We saw a mob of wild camels by the road munching on some grass, they are so adorable! Then we started our trek up Kata Tjuta (or western name, The Olgas) it was about a 4 hour journey up the rocks and it was yet again, tiring. This time it was even worse as Kata Tjuta is pretty much what you would imagine the face of Mars would be like. Rocky and far from sturdy.

On the way we crushed some ocre stones and mixed it with water (the Aboriginals use animal fat to make the texture more like paint) and revealed how the Aboriginals used to paint on rocks and bodies for ceremonies. If you search hard enough, you can get every colour of the rainbow!


We also ran into some bush cannabis, which was distinctive in the air! And also two dead mice, one chewed off by ants and the other drowned in water. There were many waterholes and creeks due to the unexpected wet season, but it just meant that we could take a rest and dunk our feet in with the tadpoles. Apparently, if you sit still the tadpoles come and nibble dead skin off your toes (ewww) but I was more conscious about the river beetles that bite so I kept splashing my intimidating feet around.

We crawled back down, tired, sweaty and exhausted. Kings Canyon zapped all our energy away so Kata Tjuta was much harder. Each step I took my muscles resisted and my legs were shaky as I forced them to keep moving.

First touch of Ayer's Rock

Afterwards, we drove half an hour away (in the same national park) to the almighty, renowned world's largest rock. Today was just an exposure to the cultural aspect of Aboriginal lifestyles and traditions, but it was very interesting. We were told stories (like the Dreamtime but this tribe doesn't call it that) but due to respect, we were only allowed to hear children stories. We were shown sacred spots in Ayer's Rock that symbolized women, men, food, birth etc.

We saw 8000 year old rock paintings, some surrounding bush tucker, and were told why we would be advised against climbing the Rock. The climb was closed anyway, due to the scorching weather - but many tourists chose to climb the 380m tall rock as its a feat to boast. However, many also chose to respect the culture of the Aboriginal tribes as they work for years to be able to have the privilege to climb Ayer's Rock to prove that they are no longer boys, and for us to just come along and skip the whole hard work of living alone in the wild for 3 years and just climb it. It's disrespectful.
These moehawk pigeons are so cute LOL




I guess its like if I invited you guys over to my place and asked you to take your shoes off, you would right?
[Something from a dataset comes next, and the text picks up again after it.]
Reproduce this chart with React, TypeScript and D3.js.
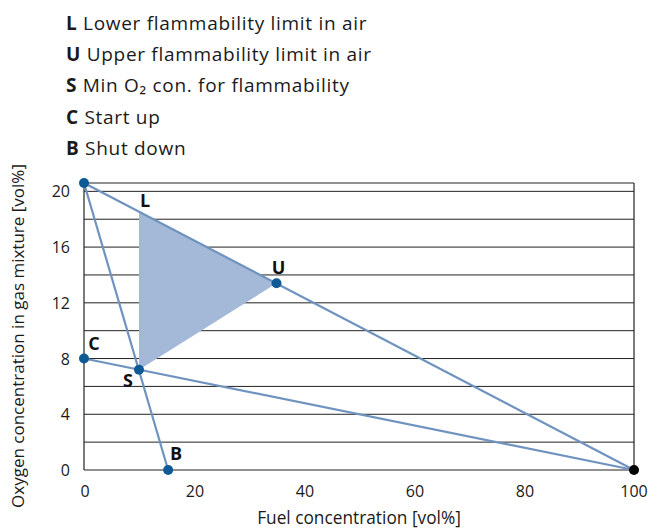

They're just asking us not to climb it. Apparently, people urinate, poo, leave toilet paper, nappies (who would even take a baby up there?! More than 35 people died trying to climb the Rock, the latest like only 12 weeks ago!) even tampons.. That's just absolutely disgusting.
Ramona, my new German backpacker friend!


Flaus, another German backpacker - who got a letter for Valentine's Day awww!

Some Anangu people selling paintings

We then scooted over to the viewing area to see Ayer's Rock as a whole, to see the colour changing sunset that the Rock reflected. I must say that it was enchanting.

Happy Valentine's Day! Our vehicle was got scribbled on.. Hahaha!

We then popped into our swags and slept at the Ayers Rock Resort campergrounds.